Text: James 5:13-18

A friend recently asked me, “Harry, now that you are in a new chapter in your life, do you have any new routines?” It was a good question, one that I had to think about before answering. When I did respond, I noted that my wife and I start our day with the normal routines (getting dressed for the day, eating breakfast and reading the Bible together). Then I noted that I spend time most mornings studying and preparing for some classes that I am currently assigned to teach. But the more I pondered the question, I realized that most of my days are “interrupted”—interrupted by things I never anticipated or planned to undertake. I am convinced this is part of the human condition, and your days are “interrupted” as well.

So what do we do when those unplanned, unexpected things come our way? Let’s be clear. Some of the interruptions are absolutely delightful. But many are unsettling and cause us to worry and fret. In these situations we often resort to doing things as we have done them in the past. We rely on our own skill and expertise. But God has a better way. In fact, He has a resource that we often overlook or resort to only when we are at our most desperate point. Yet our text informs us that it should be our default way of living in…EVERY…circumstance.

You will want to notice that the passage begins with a series of three questions, followed by three answers—all of which make reference to some form of prayer. In fact, James refers to prayer eight different times in the text! Whether it is prayer in the form of supplication, confession to God and one another, or prayer in the form of a musical expression of praise. But it is not just prayer to start and end the day. Neither is it some obligatory prayer before a meal. What James is describing is similar to what the Apostle Paul refers to as “unceasing prayer” in 1 Thessalonians 5:17. You see, according to our text:


However, someone will ask, “Why should we pray? It seems so passive, so powerless, and so outside of the normal way of doing things. Why pray?” There are hundreds of reasons the Bible gives in answer to this question, but our text provides us with two very important considerations.
  1. God commands us to pray! In verses 13, 14, and 16 James uses an imperative form of the verb to instruct the reader to pray, whether we are facing suffering, joyful circumstances or human weakness. 
  2. We should pray because our text tells us that it is “effective.” The phrase at the end of verse 16 can be translated in a variety of ways, but the writer seems to be saying that “urgent praying” uttered by people of faith is extremely powerful. 
God commands us to pray, and the act of praying gets results because God has ordained it to be so!

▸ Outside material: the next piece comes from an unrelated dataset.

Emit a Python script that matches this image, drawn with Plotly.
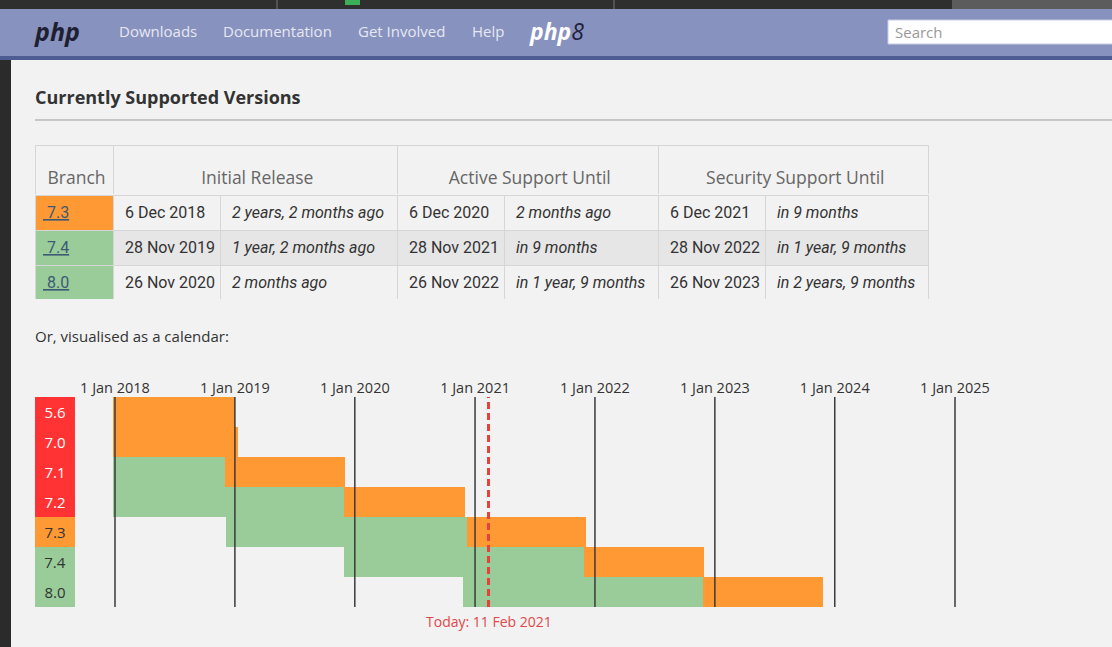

We are also faced with a very pragmatic question. How should we pray? There are a lot of formulas and strategies available to people of faith to help them in this important ministry of prayer. You will want to employ whatever strategy for prayer that is helpful for you in your daily communication with God. At the same time, James seems to imply that prayer is both individual communion with God (vv. 13-14a) and corporate intercession on behalf of one another (vv. 14b-16).

No set prayer strategy is described.

We are simply encouraged to pray…IN EVERY CIRCUMSTANCE. It is our first response to the situations we face.

Someone will surely ask, “Well, does this mean that God will answer every prayer we present to Him? Will He rescue us from every bad circumstance we face?” You may have noticed that in a previous paragraph I used the phrase “human weakness” to describe one of the situations in which we frequently find ourselves. I am of the persuasion that the “sick person” in verse 15 is referring—not so much to someone dealing with a disease-borne illness—but more to human weakness brought on by the ravages of sin and disobedience in our lives. That is why James calls his readers to “confess their sins.”

In addition, the word translated “sick” in verse 15 is the same word rendered “weakness” in other passages (cf. ROM 4:19; 1 COR 8:11-12; 2 COR 11:29; 1 THESS 5:14). The term seems to refer to spiritual-emotional weariness that weighs a person down after repeated acts of sin and rebellion against the revealed will of God.

So will God answer every prayer we present to Him? Will He heal every person who is physically afflicted?

My response is this:

Jesus is our King and we are citizens of His Kingdom (cf. COL 1:13-14). Our King will do whatever is good and right for His redemptive plan and the people He loves. 

What we do know is that He always responds to us with wisdom and love. In addition, we also know that when we confess our sin and rebellion, He will raise us up from our spiritual weariness to serve Him once again (v 15).

So what about your day? Has it already been interrupted by things you never expected? Yes, that’s the way life works—all the time!

Begin to implement some new strategies and start them as soon as you awaken!
  1. Tell the Heavenly Father that He can do with your schedule whatever He wants. 
  2. Before your feet touch the floor, ask King Jesus to give you wisdom to glorify Him no matter what you face. 
  3. And like Elijah of old, make prayer your consistent, default resource for every circumstance you face.